- [WHAT TO WORK ON]: Will you write out the data exactly, excluding every picture?

- [DATA SECTION]:
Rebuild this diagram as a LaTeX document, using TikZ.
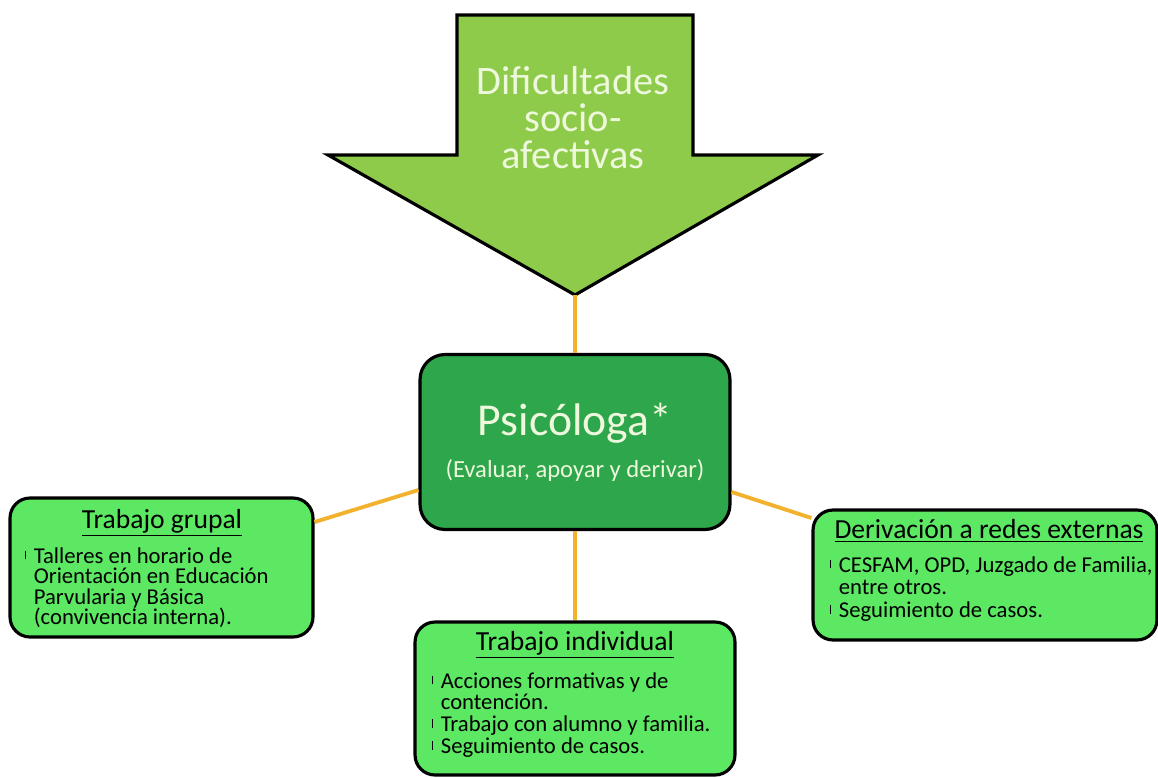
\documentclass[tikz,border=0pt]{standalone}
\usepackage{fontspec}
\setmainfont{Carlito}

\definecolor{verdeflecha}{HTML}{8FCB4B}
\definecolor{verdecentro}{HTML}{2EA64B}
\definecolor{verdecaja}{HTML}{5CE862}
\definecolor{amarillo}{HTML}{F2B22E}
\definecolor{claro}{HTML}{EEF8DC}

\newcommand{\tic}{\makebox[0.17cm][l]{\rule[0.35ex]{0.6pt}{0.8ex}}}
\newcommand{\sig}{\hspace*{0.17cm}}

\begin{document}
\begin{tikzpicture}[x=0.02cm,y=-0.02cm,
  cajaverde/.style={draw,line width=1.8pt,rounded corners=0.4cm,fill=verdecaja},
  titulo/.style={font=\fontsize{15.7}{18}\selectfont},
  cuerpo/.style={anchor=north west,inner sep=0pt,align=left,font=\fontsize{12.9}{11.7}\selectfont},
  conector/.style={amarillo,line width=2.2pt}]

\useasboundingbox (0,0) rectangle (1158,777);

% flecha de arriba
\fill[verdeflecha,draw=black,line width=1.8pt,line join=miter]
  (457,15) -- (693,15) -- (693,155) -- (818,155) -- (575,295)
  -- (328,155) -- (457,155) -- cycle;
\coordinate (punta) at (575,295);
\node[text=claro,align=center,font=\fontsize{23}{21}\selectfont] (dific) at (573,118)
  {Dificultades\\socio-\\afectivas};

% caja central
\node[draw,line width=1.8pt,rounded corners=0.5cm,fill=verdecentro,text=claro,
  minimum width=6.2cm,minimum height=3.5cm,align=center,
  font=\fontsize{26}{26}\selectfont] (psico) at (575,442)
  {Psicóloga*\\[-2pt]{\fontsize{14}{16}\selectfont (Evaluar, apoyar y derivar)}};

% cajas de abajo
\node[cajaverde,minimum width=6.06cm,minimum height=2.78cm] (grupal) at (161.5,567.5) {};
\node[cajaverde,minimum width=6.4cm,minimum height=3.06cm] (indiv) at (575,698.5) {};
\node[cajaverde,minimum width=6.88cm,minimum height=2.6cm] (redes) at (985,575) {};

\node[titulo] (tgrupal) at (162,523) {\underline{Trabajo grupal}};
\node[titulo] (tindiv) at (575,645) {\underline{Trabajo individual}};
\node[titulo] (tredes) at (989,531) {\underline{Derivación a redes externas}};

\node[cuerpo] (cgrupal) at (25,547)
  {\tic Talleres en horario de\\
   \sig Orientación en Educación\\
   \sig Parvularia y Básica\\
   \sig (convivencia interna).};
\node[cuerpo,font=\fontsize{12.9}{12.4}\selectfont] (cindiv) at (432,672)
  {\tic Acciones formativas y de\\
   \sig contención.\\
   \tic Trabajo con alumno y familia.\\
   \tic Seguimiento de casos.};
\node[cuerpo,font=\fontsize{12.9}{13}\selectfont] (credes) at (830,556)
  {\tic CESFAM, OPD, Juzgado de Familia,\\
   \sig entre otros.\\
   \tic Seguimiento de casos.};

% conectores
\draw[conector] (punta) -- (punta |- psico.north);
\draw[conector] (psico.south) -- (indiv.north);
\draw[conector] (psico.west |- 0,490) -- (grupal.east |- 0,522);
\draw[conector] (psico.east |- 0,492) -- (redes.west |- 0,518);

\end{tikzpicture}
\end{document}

- [RESPONSE BELOW]:
Rebuild this diagram as a LaTeX document, using TikZ.
\documentclass[tikz,border=0pt]{standalone}
\usepackage{fontspec}
\setmainfont{Carlito}

\definecolor{verdeflecha}{HTML}{8FCB4B}
\definecolor{verdecentro}{HTML}{2EA64B}
\definecolor{verdecaja}{HTML}{5CE862}
\definecolor{amarillo}{HTML}{F2B22E}
\definecolor{claro}{HTML}{EEF8DC}

\newcommand{\tic}{\makebox[0.17cm][l]{\rule[0.35ex]{0.6pt}{0.8ex}}}
\newcommand{\sig}{\hspace*{0.17cm}}

\begin{document}
\begin{tikzpicture}[x=0.02cm,y=-0.02cm,
  cajaverde/.style={draw,line width=1.8pt,rounded corners=0.4cm,fill=verdecaja},
  titulo/.style={font=\fontsize{15.7}{18}\selectfont},
  cuerpo/.style={anchor=north west,inner sep=0pt,align=left,font=\fontsize{12.9}{11.7}\selectfont},
  conector/.style={amarillo,line width=2.2pt}]

\useasboundingbox (0,0) rectangle (1158,777);

% flecha de arriba
\fill[verdeflecha,draw=black,line width=1.8pt,line join=miter]
  (457,15) -- (693,15) -- (693,155) -- (818,155) -- (575,295)
  -- (328,155) -- (457,155) -- cycle;
\coordinate (punta) at (575,295);
\node[text=claro,align=center,font=\fontsize{23}{21}\selectfont] (dific) at (573,118)
  {Dificultades\\socio-\\afectivas};

% caja central
\node[draw,line width=1.8pt,rounded corners=0.5cm,fill=verdecentro,text=claro,
  minimum width=6.2cm,minimum height=3.5cm,align=center,
  font=\fontsize{26}{26}\selectfont] (psico) at (575,442)
  {Psicóloga*\\[-2pt]{\fontsize{14}{16}\selectfont (Evaluar, apoyar y derivar)}};

% cajas de abajo
\node[cajaverde,minimum width=6.06cm,minimum height=2.78cm] (grupal) at (161.5,567.5) {};
\node[cajaverde,minimum width=6.4cm,minimum height=3.06cm] (indiv) at (575,698.5) {};
\node[cajaverde,minimum width=6.88cm,minimum height=2.6cm] (redes) at (985,575) {};

\node[titulo] (tgrupal) at (162,523) {\underline{Trabajo grupal}};
\node[titulo] (tindiv) at (575,645) {\underline{Trabajo individual}};
\node[titulo] (tredes) at (989,531) {\underline{Derivación a redes externas}};

\node[cuerpo] (cgrupal) at (25,547)
  {\tic Talleres en horario de\\
   \sig Orientación en Educación\\
   \sig Parvularia y Básica\\
   \sig (convivencia interna).};
\node[cuerpo,font=\fontsize{12.9}{12.4}\selectfont] (cindiv) at (432,672)
  {\tic Acciones formativas y de\\
   \sig contención.\\
   \tic Trabajo con alumno y familia.\\
   \tic Seguimiento de casos.};
\node[cuerpo,font=\fontsize{12.9}{13}\selectfont] (credes) at (830,556)
  {\tic CESFAM, OPD, Juzgado de Familia,\\
   \sig entre otros.\\
   \tic Seguimiento de casos.};

% conectores
\draw[conector] (punta) -- (punta |- psico.north);
\draw[conector] (psico.south) -- (indiv.north);
\draw[conector] (psico.west |- 0,490) -- (grupal.east |- 0,522);
\draw[conector] (psico.east |- 0,492) -- (redes.west |- 0,518);

\end{tikzpicture}
\end{document}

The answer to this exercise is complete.